Buhari, in a letter to the National Assembly, said in part: “I wish to draw the attention of the Senate to the ongoing security emergencies in the nation.
“These challenges were discussed with the state governors and subsequently at the meeting of the National Economic Council on the 14th of December 2017 where a resolution was passed with the council approving that up to $1 billion may be released and utilised from the Excess Crude Account to address the situation.
“In the expectation that the National Assembly would have no objection to the purchase of this highly specialised aircraft, which is critical to national security, I granted anticipatory approval for the release of US$496,374,470.00.”
But the National Assembly faulted the administration of President Muhammadu Buhari for engaging in anticipatory withdrawal when the National Assembly was yet to approve the $1 billion request.
They accused the President of violating sections 80, 81 and 143 of the 1999 Constitution.
On Thursday, Sen. Matthew Uroghide, Edo State, said President Buhari’s move was a violation of the constitution.
While Uroghide urged the Senate to invoke Section 143 to start the President’s impeachment process, Senator Chukwuka Utazi, who seconded the motion, declared: “This is an impeachable offence.”
But President Buhari said he gave approval for the withdrawal of the fund because he believed the National Assembly would have no objection to his action.

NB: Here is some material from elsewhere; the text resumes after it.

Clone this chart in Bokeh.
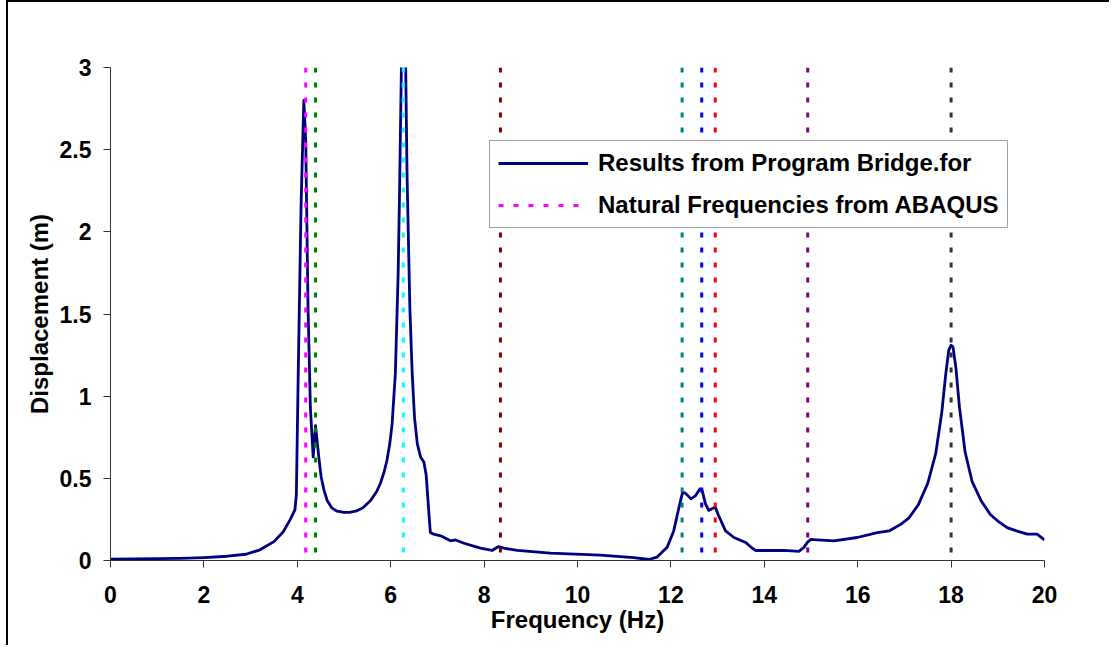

In the House of Representatives, Hon, Kingsley Chinda (Rivers State) raised a constitutional point of order based on the provisions of sections 80 and 81 of the 1999 Constitution.
He said: “There is nowhere in our law that talks about anticipatory approval. We cannot sit down and allow this to take place. It is an impeachable offence.
“There is no infraction that is worse than this. Let us not continue to sleep. I propose that we commence the impeachment of Mr. President.”
Backing the motion, Hon. Sunday Karimi (Kogi State) asked Buhari to be “prepared to face the consequences.”